You do have logs? Good - use them extensively. Almost all debug information belongs in the production logs. Matthias Meyer has important things to say about log files (and a lot of other important things too). Your log files can tell you what is happening in your app, but you need to actually read what they say and understand what they are trying to tell you.

Be methodical

Probably the most important skill to use: You might have a hunch of what went wrong or why. Chances are, that you are wrong. If you have a hunch, find a way to formulate a precise hypothesis and steps how you can test it. Change one thing, test, repeat. When you are satisfied that your hunch was wrong, step back, and formulate another hypothesis. Work your way through your stack, one step at a time. Don’t rush, don’t cut any corners. This is the part where the men are separated from the boys and where you can either win or loose the fight with your bug.

The debugger is the absolute last resort

In my younger years I loved debuggers (especially those that allow you to single step through your code). Nowadays I hardly ever use them. They are mostly an enormous waste of time, time that would be better spent writing some more automated tests, or simplifying your code. There’s nothing wrong with debugging with print statements (or log entries)

Know thy computer

Programming in high level languages is all fine and dandy, but you should really know your bits and bytes, you should understand C, pointers, memory allocations, latencies (CPU, Level1 cache, level 2 cache, Ram, Disk, Network), the TCP/IP stack, the Internet protocols you are using, character encodings, and and and. This knowledge will help you time and time again.

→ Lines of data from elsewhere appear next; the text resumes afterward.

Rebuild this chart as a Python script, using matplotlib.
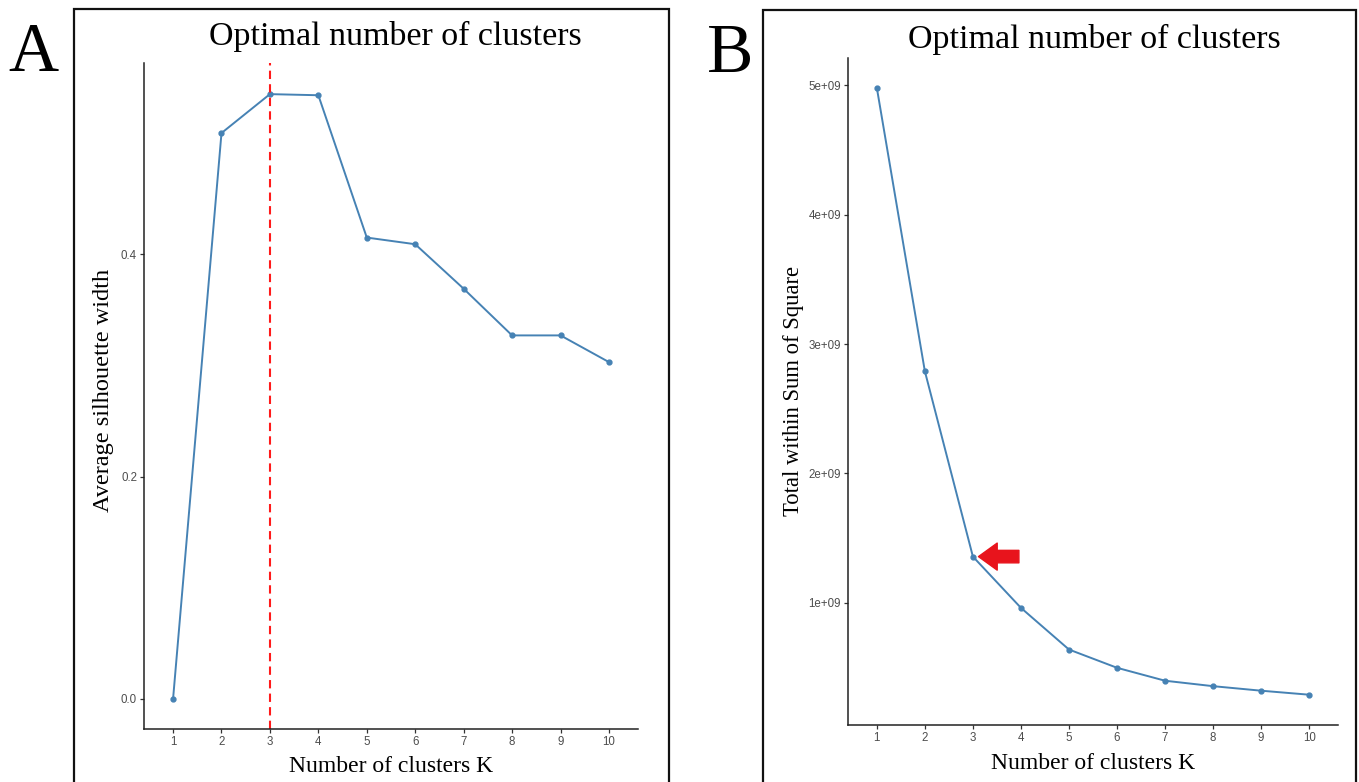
import matplotlib
matplotlib.use("Agg")
import matplotlib.pyplot as plt
from matplotlib.patches import Rectangle

# cluster counts and scores
k_values = [1, 2, 3, 4, 5, 6, 7, 8, 9, 10]
silhouette = [0.0, 0.509, 0.544, 0.543, 0.415, 0.409, 0.369, 0.327, 0.327, 0.303]
wss = [4.98e9, 2.79e9, 1.358e9, 0.962e9, 0.640e9, 0.499e9, 0.399e9, 0.357e9, 0.322e9, 0.291e9]
best_k = 3

sil_ticks = [0.0, 0.2, 0.4]
sil_ticklabels = ['0.0', '0.2', '0.4']
wss_ticks = [1e9, 2e9, 3e9, 4e9, 5e9]
wss_ticklabels = ['1e+09', '2e+09', '3e+09', '4e+09', '5e+09']

line_color = '#4682B4'
serif = 'Liberation Serif'
sans = 'Liberation Sans'

fig = plt.figure(figsize=(13.59, 7.82), dpi=100)
W, H = 1359, 782


def px_axes(left, top, right, bottom):
    return fig.add_axes([left / W, 1 - bottom / H, (right - left) / W, (bottom - top) / H])


def style_axes(ax):
    for side in ['top', 'right']:
        ax.spines[side].set_visible(False)
    for side in ['left', 'bottom']:
        ax.spines[side].set_linewidth(1.1)
        ax.spines[side].set_color('#222222')
    ax.tick_params(axis='both', length=3, width=0.9, color='#333333',
                   labelsize=8.3, labelcolor='#4D4D4D', pad=2)
    ax.set_xticks(k_values)
    ax.set_xticklabels([str(k) for k in k_values], fontfamily=sans)
    ax.set_xlim(0.4, 10.6)


# outer frames round each panel
for x0, x1, y0 in [(74, 669, 9), (763, 1356, 10)]:
    fig.add_artist(Rectangle((x0 / W, -0.05), (x1 - x0) / W, 1.05 - y0 / H,
                             transform=fig.transFigure, fill=False,
                             edgecolor='#111111', linewidth=1.6, clip_on=False))

# panel A: silhouette
axA = px_axes(144, 63, 638, 729)
axA.plot(k_values, silhouette, color=line_color, linewidth=1.4,
         marker='o', markersize=3.5)
axA.axvline(best_k, color='#FF1A1A', linestyle=(0, (4, 2.5)), linewidth=1.5)
axA.set_ylim(-0.027, 0.572)
axA.set_yticks(sil_ticks)
axA.set_yticklabels(sil_ticklabels, fontfamily=sans)
style_axes(axA)
axA.set_xlabel('Number of clusters K', fontfamily=serif, fontsize=17)
axA.xaxis.set_label_coords(0.5, -0.041)
axA.set_ylabel('Average silhouette width', fontfamily=serif, fontsize=17.5)
axA.yaxis.set_label_coords(-0.0607, 0.509)

# panel B: elbow
axB = px_axes(848, 58, 1338, 725)
axB.plot(k_values, wss, color=line_color, linewidth=1.4,
         marker='o', markersize=3.5)
axB.set_ylim(0.057e9, 5.21e9)
axB.set_yticks(wss_ticks)
axB.set_yticklabels(wss_ticklabels, fontfamily=sans)
style_axes(axB)
axB.set_xlabel('Number of clusters K', fontfamily=serif, fontsize=17)
axB.xaxis.set_label_coords(0.5, -0.042)
axB.set_ylabel('Total within Sum of Square', fontfamily=serif, fontsize=16.3)
axB.yaxis.set_label_coords(-0.0898, 0.5007)

# arrow pointing at the elbow
axB.annotate('', xy=(best_k, wss[best_k - 1]), xytext=(46, 0),
             textcoords='offset pixels',
             arrowprops=dict(arrowstyle='simple,head_length=0.9,head_width=1.3,tail_width=0.6',
                             color='#E8141C', shrinkA=0, shrinkB=4, mutation_scale=15))

# titles and panel letters
fig.text(395 / W, 1 - 45 / H, 'Optimal number of clusters', fontfamily=serif,
         fontsize=24.5, ha='center', va='baseline')
fig.text(1094 / W, 1 - 48 / H, 'Optimal number of clusters', fontfamily=serif,
         fontsize=24.5, ha='center', va='baseline')
fig.text(33 / W, 1 - 71 / H, 'A', fontfamily=serif, fontsize=50,
         ha='center', va='baseline')
fig.text(730 / W, 1 - 72 / H, 'B', fontfamily=serif, fontsize=50,
         ha='center', va='baseline')

fig.savefig('out.png', dpi=100)
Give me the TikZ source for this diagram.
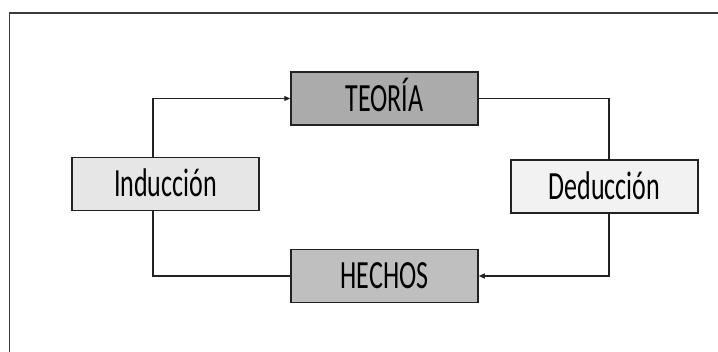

(And even knowing this stuff doesn’t prevent you from making stupid mistakes…. I recently converted a string that looks something like this “29f44049f34a0b96768f3acca377566df08c3e1c2ff4c700bfdd92d74de68f0c” to a string that contains the decoded hex values. Can you spot the problem?)

Conclusion

Some bugs are harder to find, some are easier. The methods and tools above will help you along the way. Make use of them, hone your bug killing skills and be glad, that you have a job, that is fundamentally logical.